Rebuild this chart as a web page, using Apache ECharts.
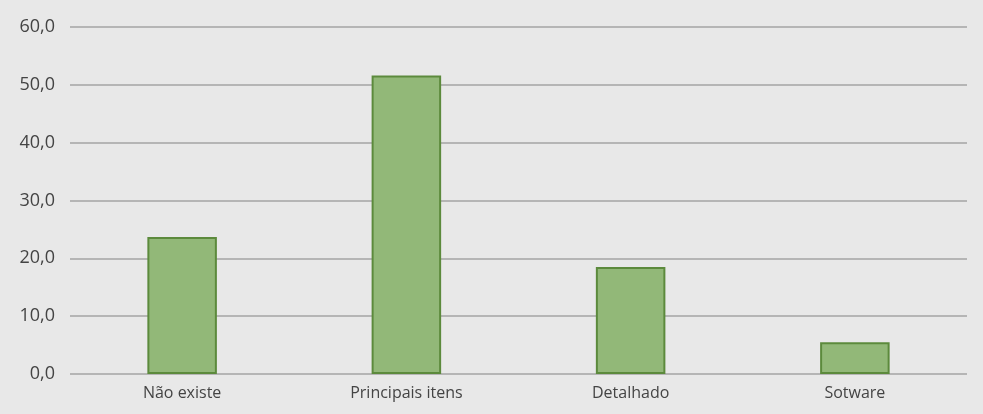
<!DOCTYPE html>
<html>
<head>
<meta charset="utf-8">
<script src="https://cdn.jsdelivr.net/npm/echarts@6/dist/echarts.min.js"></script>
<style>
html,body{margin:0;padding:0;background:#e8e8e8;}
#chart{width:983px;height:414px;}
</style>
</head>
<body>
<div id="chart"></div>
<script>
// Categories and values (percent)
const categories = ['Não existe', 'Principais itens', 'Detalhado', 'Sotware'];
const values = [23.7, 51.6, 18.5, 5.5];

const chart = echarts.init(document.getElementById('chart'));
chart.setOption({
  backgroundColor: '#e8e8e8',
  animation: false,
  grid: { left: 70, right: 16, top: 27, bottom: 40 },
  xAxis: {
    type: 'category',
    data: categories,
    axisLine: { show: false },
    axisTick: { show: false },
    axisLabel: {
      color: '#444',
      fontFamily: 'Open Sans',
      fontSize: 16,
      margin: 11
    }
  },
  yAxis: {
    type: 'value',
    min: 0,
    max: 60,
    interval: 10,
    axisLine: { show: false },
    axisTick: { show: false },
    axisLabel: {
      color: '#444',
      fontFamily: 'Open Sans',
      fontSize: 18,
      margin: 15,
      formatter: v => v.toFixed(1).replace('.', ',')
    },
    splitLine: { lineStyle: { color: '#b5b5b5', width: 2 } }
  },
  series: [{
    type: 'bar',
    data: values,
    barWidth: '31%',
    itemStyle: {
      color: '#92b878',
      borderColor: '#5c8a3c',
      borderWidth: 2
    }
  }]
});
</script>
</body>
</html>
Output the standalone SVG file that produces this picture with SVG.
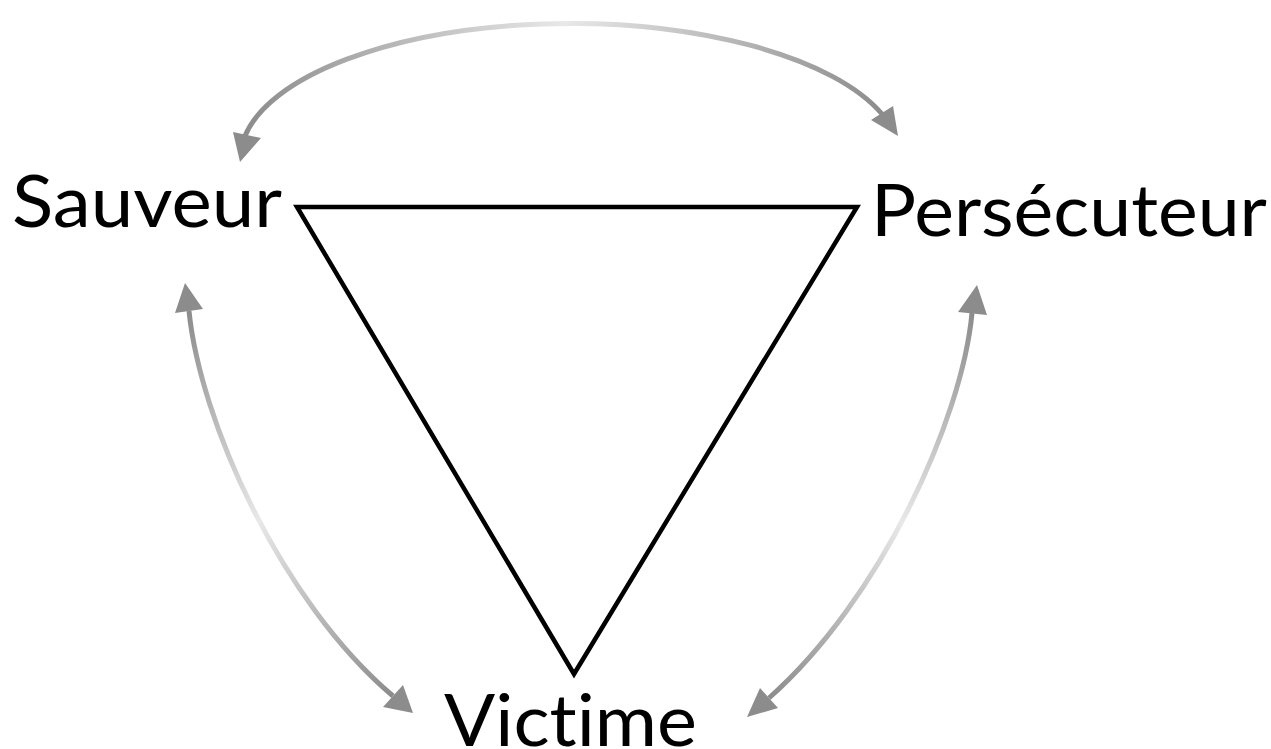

---

GIVEN EXERCISE: Start at the top of the entries and repeat each line exactly, ending at the line that contains "const values = [23.7, 51.6, 18.5, 5.5];". Pictures are not part of the copy.

COMPLETED EXERCISE:
Rebuild this chart as a web page, using Apache ECharts.
<!DOCTYPE html>
<html>
<head>
<meta charset="utf-8">
<script src="https://cdn.jsdelivr.net/npm/echarts@6/dist/echarts.min.js"></script>
<style>
html,body{margin:0;padding:0;background:#e8e8e8;}
#chart{width:983px;height:414px;}
</style>
</head>
<body>
<div id="chart"></div>
<script>
// Categories and values (percent)
const categories = ['Não existe', 'Principais itens', 'Detalhado', 'Sotware'];
const values = [23.7, 51.6, 18.5, 5.5];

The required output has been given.